Task instructions - Copy all of the material exactly. Pictures are not to appear in the copy.
- - - -
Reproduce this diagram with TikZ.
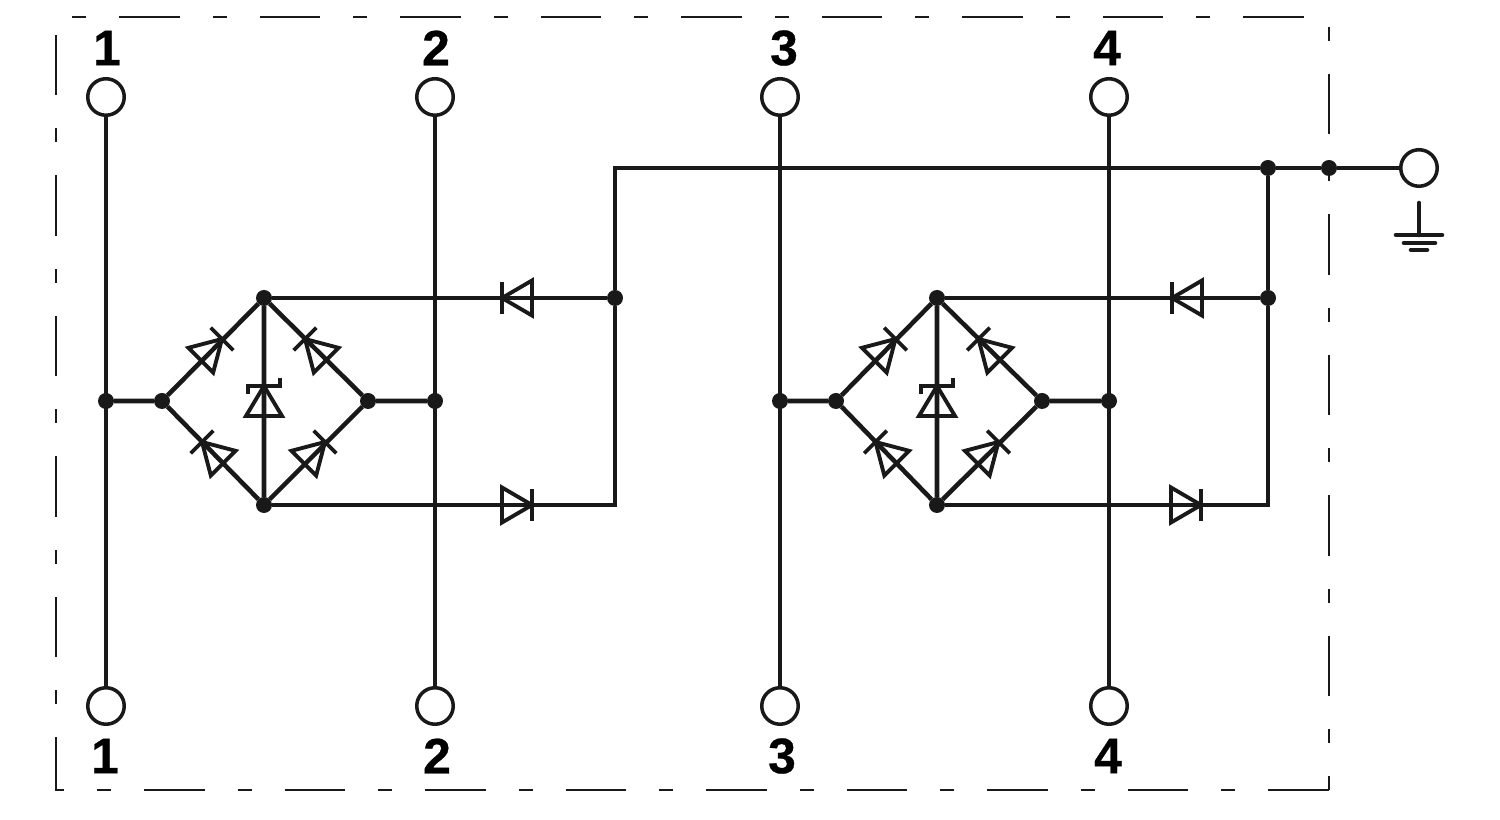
\documentclass[tikz,border=0pt]{standalone}
\usepackage{fontspec}
\setmainfont{Liberation Sans}[BoldFeatures={FakeBold=0.5}]
\tikzset{
 wire/.style={line width=1.3pt,black!90},
 frame/.style={line width=.6pt,black!90,dash pattern=on .14cm off .33cm on .605cm off .33cm},
 term/.style={circle,draw=black!90,fill=white,line width=1pt,inner sep=0pt,minimum size=.365cm},
 dot/.style={circle,fill=black!90,inner sep=0pt,outer sep=0pt,minimum size=.16cm},
 lab/.style={inner sep=0pt,font=\fontsize{14.2}{14.2}\selectfont\bfseries},
 diode/.pic={
  \draw[line width=1.1pt,black!90,line join=miter] (0,0) -- (-.3,.175) -- (-.3,-.175) -- cycle;
  \draw[line width=1.1pt,black!90] (0,-.16) -- (0,.16);
 },
 zener/.pic={
  \draw[line width=1.1pt,black!90,line join=miter] (0,0) -- (-.3,.18) -- (-.3,-.18) -- cycle;
  \draw[line width=1.1pt,black!90] (-.08,.16) -- (0,.16) -- (0,-.16) -- (.08,-.16);
 }
}
\begin{document}
\begin{tikzpicture}[>=latex]
\useasboundingbox (0,0) rectangle (15,8.2);
%
\node[term] (t1) at (1.06,7.23) {};
\node[term] (t2) at (4.35,7.23) {};
\node[term] (t3) at (7.80,7.23) {};
\node[term] (t4) at (11.09,7.23) {};
\node[term] (b1) at (1.06,1.14) {};
\node[term] (b2) at (4.35,1.14) {};
\node[term] (b3) at (7.80,1.14) {};
\node[term] (b4) at (11.09,1.14) {};
\node[term] (pe) at (14.19,6.52) {};
%
\node[lab] (lt1) at (1.07,7.72) {1};
\node[lab] (lt2) at (4.36,7.72) {2};
\node[lab] (lt3) at (7.84,7.72) {3};
\node[lab] (lt4) at (11.07,7.72) {4};
\node[lab] (lb1) at (1.05,.64) {1};
\node[lab] (lb2) at (4.37,.64) {2};
\node[lab] (lb3) at (7.82,.64) {3};
\node[lab] (lb4) at (11.08,.64) {4};
%
\node[dot] (m1) at (1.06,4.19) {};
\node[dot] (l1) at (1.62,4.19) {};
\node[dot] (u1) at (2.64,5.22) {};
\node[dot] (r1) at (3.68,4.19) {};
\node[dot] (d1) at (2.64,3.15) {};
\node[dot] (m2) at (4.35,4.19) {};
\node[dot] (g1) at (6.15,5.22) {};
\coordinate (c1) at (6.15,3.15);
\coordinate (c0) at (6.15,6.52);
%
\node[dot] (m3) at (7.80,4.19) {};
\node[dot] (l2) at (8.36,4.19) {};
\node[dot] (u2) at (9.37,5.22) {};
\node[dot] (r2) at (10.42,4.19) {};
\node[dot] (d2) at (9.37,3.15) {};
\node[dot] (m4) at (11.09,4.19) {};
\node[dot] (g2) at (12.68,5.22) {};
\coordinate (c2) at (12.68,3.15);
%
\node[dot] (j1) at (12.68,6.52) {};
\node[dot] (j2) at (13.29,6.52) {};
%
\draw[wire] (t1) -- (b1) (t2) -- (b2) (t3) -- (b3) (t4) -- (b4);
\draw[wire] (m1) -- (l1) -- (u1) -- (r1) -- (d1) -- (l1) (u1) -- (d1) (r1) -- (m2);
\draw[wire] (m3) -- (l2) -- (u2) -- (r2) -- (d2) -- (l2) (u2) -- (d2) (r2) -- (m4);
\draw[wire] (u1) -- (g1) (d1) -- (c1) -- (g1) -- (c0) -- (j1) -- (j2) -- (pe);
\draw[wire] (u2) -- (g2) (d2) -- (c2) -- (g2) -- (j1);
%
\pic[rotate=45] at (2.22,4.81) {diode};
\pic[rotate=135] at (3.05,4.81) {diode};
\pic[rotate=135] at (2.02,3.78) {diode};
\pic[rotate=45] at (3.25,3.78) {diode};
\pic[rotate=90] at (2.64,4.34) {zener};
\pic[rotate=180] at (5.02,5.22) {diode};
\pic at (5.32,3.15) {diode};
%
\pic[rotate=45] at (8.955,4.81) {diode};
\pic[rotate=135] at (9.785,4.81) {diode};
\pic[rotate=135] at (8.755,3.78) {diode};
\pic[rotate=45] at (9.985,3.78) {diode};
\pic[rotate=90] at (9.37,4.34) {zener};
\pic[rotate=180] at (11.72,5.22) {diode};
\pic at (12.01,3.15) {diode};
%% earth symbol
\coordinate (e0) at (14.19,6.17);
\coordinate (e1) at (14.19,5.85);
\coordinate (e2) at (13.96,5.85);
\coordinate (e3) at (14.42,5.85);
\coordinate (e4) at (14.04,5.77);
\coordinate (e5) at (14.35,5.77);
\coordinate (e6) at (14.11,5.70);
\coordinate (e7) at (14.27,5.70);
\draw[wire,line cap=round] (e0) -- (e1) (e2) -- (e3) (e4) -- (e5) (e6) -- (e7);
%% dashed box
\coordinate (f0) at (.72,8.03);
\coordinate (f1) at (13.05,8.03);
\coordinate (f2) at (13.29,7.93);
\coordinate (f3) at (13.29,.30);
\coordinate (f4) at (.97,.30);
\coordinate (f5) at (.56,7.85);
\coordinate (f6) at (.56,.30);
\coordinate (f7) at (.64,.30);
\draw[frame] (f0) -- (f1);
\draw[frame] (f2) -- (f3);
\draw[frame] (f4) -- (f3);
\draw[frame,dash phase=.47cm,line join=miter] (f5) -- (f6) -- (f7);
\end{tikzpicture}
\end{document}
- - - -
Written solution -
Reproduce this diagram with TikZ.
\documentclass[tikz,border=0pt]{standalone}
\usepackage{fontspec}
\setmainfont{Liberation Sans}[BoldFeatures={FakeBold=0.5}]
\tikzset{
 wire/.style={line width=1.3pt,black!90},
 frame/.style={line width=.6pt,black!90,dash pattern=on .14cm off .33cm on .605cm off .33cm},
 term/.style={circle,draw=black!90,fill=white,line width=1pt,inner sep=0pt,minimum size=.365cm},
 dot/.style={circle,fill=black!90,inner sep=0pt,outer sep=0pt,minimum size=.16cm},
 lab/.style={inner sep=0pt,font=\fontsize{14.2}{14.2}\selectfont\bfseries},
 diode/.pic={
  \draw[line width=1.1pt,black!90,line join=miter] (0,0) -- (-.3,.175) -- (-.3,-.175) -- cycle;
  \draw[line width=1.1pt,black!90] (0,-.16) -- (0,.16);
 },
 zener/.pic={
  \draw[line width=1.1pt,black!90,line join=miter] (0,0) -- (-.3,.18) -- (-.3,-.18) -- cycle;
  \draw[line width=1.1pt,black!90] (-.08,.16) -- (0,.16) -- (0,-.16) -- (.08,-.16);
 }
}
\begin{document}
\begin{tikzpicture}[>=latex]
\useasboundingbox (0,0) rectangle (15,8.2);
%
\node[term] (t1) at (1.06,7.23) {};
\node[term] (t2) at (4.35,7.23) {};
\node[term] (t3) at (7.80,7.23) {};
\node[term] (t4) at (11.09,7.23) {};
\node[term] (b1) at (1.06,1.14) {};
\node[term] (b2) at (4.35,1.14) {};
\node[term] (b3) at (7.80,1.14) {};
\node[term] (b4) at (11.09,1.14) {};
\node[term] (pe) at (14.19,6.52) {};
%
\node[lab] (lt1) at (1.07,7.72) {1};
\node[lab] (lt2) at (4.36,7.72) {2};
\node[lab] (lt3) at (7.84,7.72) {3};
\node[lab] (lt4) at (11.07,7.72) {4};
\node[lab] (lb1) at (1.05,.64) {1};
\node[lab] (lb2) at (4.37,.64) {2};
\node[lab] (lb3) at (7.82,.64) {3};
\node[lab] (lb4) at (11.08,.64) {4};
%
\node[dot] (m1) at (1.06,4.19) {};
\node[dot] (l1) at (1.62,4.19) {};
\node[dot] (u1) at (2.64,5.22) {};
\node[dot] (r1) at (3.68,4.19) {};
\node[dot] (d1) at (2.64,3.15) {};
\node[dot] (m2) at (4.35,4.19) {};
\node[dot] (g1) at (6.15,5.22) {};
\coordinate (c1) at (6.15,3.15);
\coordinate (c0) at (6.15,6.52);
%
\node[dot] (m3) at (7.80,4.19) {};
\node[dot] (l2) at (8.36,4.19) {};
\node[dot] (u2) at (9.37,5.22) {};
\node[dot] (r2) at (10.42,4.19) {};
\node[dot] (d2) at (9.37,3.15) {};
\node[dot] (m4) at (11.09,4.19) {};
\node[dot] (g2) at (12.68,5.22) {};
\coordinate (c2) at (12.68,3.15);
%
\node[dot] (j1) at (12.68,6.52) {};
\node[dot] (j2) at (13.29,6.52) {};
%
\draw[wire] (t1) -- (b1) (t2) -- (b2) (t3) -- (b3) (t4) -- (b4);
\draw[wire] (m1) -- (l1) -- (u1) -- (r1) -- (d1) -- (l1) (u1) -- (d1) (r1) -- (m2);
\draw[wire] (m3) -- (l2) -- (u2) -- (r2) -- (d2) -- (l2) (u2) -- (d2) (r2) -- (m4);
\draw[wire] (u1) -- (g1) (d1) -- (c1) -- (g1) -- (c0) -- (j1) -- (j2) -- (pe);
\draw[wire] (u2) -- (g2) (d2) -- (c2) -- (g2) -- (j1);
%
\pic[rotate=45] at (2.22,4.81) {diode};
\pic[rotate=135] at (3.05,4.81) {diode};
\pic[rotate=135] at (2.02,3.78) {diode};
\pic[rotate=45] at (3.25,3.78) {diode};
\pic[rotate=90] at (2.64,4.34) {zener};
\pic[rotate=180] at (5.02,5.22) {diode};
\pic at (5.32,3.15) {diode};
%
\pic[rotate=45] at (8.955,4.81) {diode};
\pic[rotate=135] at (9.785,4.81) {diode};
\pic[rotate=135] at (8.755,3.78) {diode};
\pic[rotate=45] at (9.985,3.78) {diode};
\pic[rotate=90] at (9.37,4.34) {zener};
\pic[rotate=180] at (11.72,5.22) {diode};
\pic at (12.01,3.15) {diode};
%% earth symbol
\coordinate (e0) at (14.19,6.17);
\coordinate (e1) at (14.19,5.85);
\coordinate (e2) at (13.96,5.85);
\coordinate (e3) at (14.42,5.85);
\coordinate (e4) at (14.04,5.77);
\coordinate (e5) at (14.35,5.77);
\coordinate (e6) at (14.11,5.70);
\coordinate (e7) at (14.27,5.70);
\draw[wire,line cap=round] (e0) -- (e1) (e2) -- (e3) (e4) -- (e5) (e6) -- (e7);
%% dashed box
\coordinate (f0) at (.72,8.03);
\coordinate (f1) at (13.05,8.03);
\coordinate (f2) at (13.29,7.93);
\coordinate (f3) at (13.29,.30);
\coordinate (f4) at (.97,.30);
\coordinate (f5) at (.56,7.85);
\coordinate (f6) at (.56,.30);
\coordinate (f7) at (.64,.30);
\draw[frame] (f0) -- (f1);
\draw[frame] (f2) -- (f3);
\draw[frame] (f4) -- (f3);
\draw[frame,dash phase=.47cm,line join=miter] (f5) -- (f6) -- (f7);
\end{tikzpicture}
\end{document}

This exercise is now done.